Um grande passo nessa proposta é reconhecer que existem os “territórios do medo”. Como você trabalha com uma escola que está situada em um lugar de guerra? Esse tipo de intenção funciona bem em cidades menores. Agora, como fazer esse projeto ganhar potencialidade numa cidade como o Rio de Janeiro? Por isso não adianta a escola sozinha tentar dar conta. Ela não pode brigar com aquele contexto, com aquele entorno. A escola precisa ser reconhecida como equipamento social. Nós precisamos tentar entender quais são as lideranças de cada lugar. Quais são os jogos de força em questão. Não adianta só os professores terem vontade, os diretores gostarem da ideia, porque os pais não vão aceitar tirar os filhos da escola. Eles vão dizer: “Deus me livre! Eu coloco meus filhos na escola para eles ficarem protegidos!” Aí a gente fica pensando: será que eles estão protegidos? Aqui no Rio, recentemente, teve uma menina que morreu dentro da escola! Que proteção é essa? A gente pode tomar uma bala perdida em qualquer lugar! Será que a solução seria blindar as escolas, como queria o prefeito? Eu acredito que não é por aí! Nós precisamos pensar que de alguma maneira impõe-se uma questão social forte, e o fato de que a arquitetura sozinha não dá conta. Não é a arquitetura que vai responder a tudo. É um diálogo que precisa envolver todos os atores.

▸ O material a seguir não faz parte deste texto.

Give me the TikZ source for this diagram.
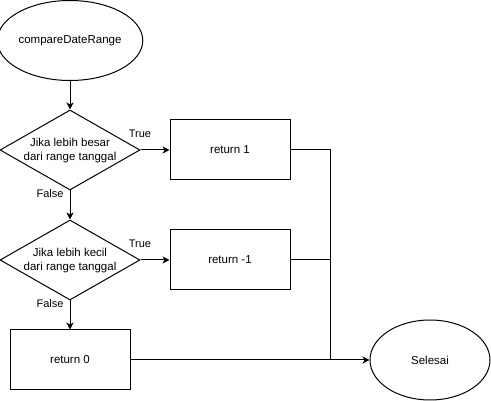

Será que adianta cercar a escola e fazer um muro alto? Isso é muito complicado. Eu já vi situações de escola pública em que nós fazíamos avaliação e encontramos esse estado de coisas. Escola com o muro alto, uma escola toda cercada. Mas basta ficarmos atentos para ver um menino subir no muro e ficar pegando coisas lá de fora. Quando eles querem pegar, quando eles querem fazer alguma coisa, isso vai acontecer! De fato, não adianta o muro alto. O muro acaba sendo simbólico, na verdade. Esse território do medo está em toda parte e não adianta se proteger colocando grades, cadeados e muros altos. Não é assim que a escola vai dar conta de manter a violência fora dela. O que é o equipamento escola dentro do bairro? Os moradores e as lideranças reconhecem esse equipamento com o social? Não adianta a escola se fechar totalmente e dar as costas para comunidade. Ela faz parte daquela comunidade. É necessário que exista conversa da escola com o bairro.
[2] Pesquisa integrada, intitulada “Do espaço escolar ao território educativo: a conversa da escolar de educação integral com a cidade do Rio de Janeiro”. Projeto desenvolvido em parceria com o grupo SEL-RJ, coordenado pela professora Vera Tângari e com o ProLUGAR, coordenado pelo professor Paulo Afonso Reingantz, grupos de pesquisa vinculados ao PROARQ-FAU-UFRJ.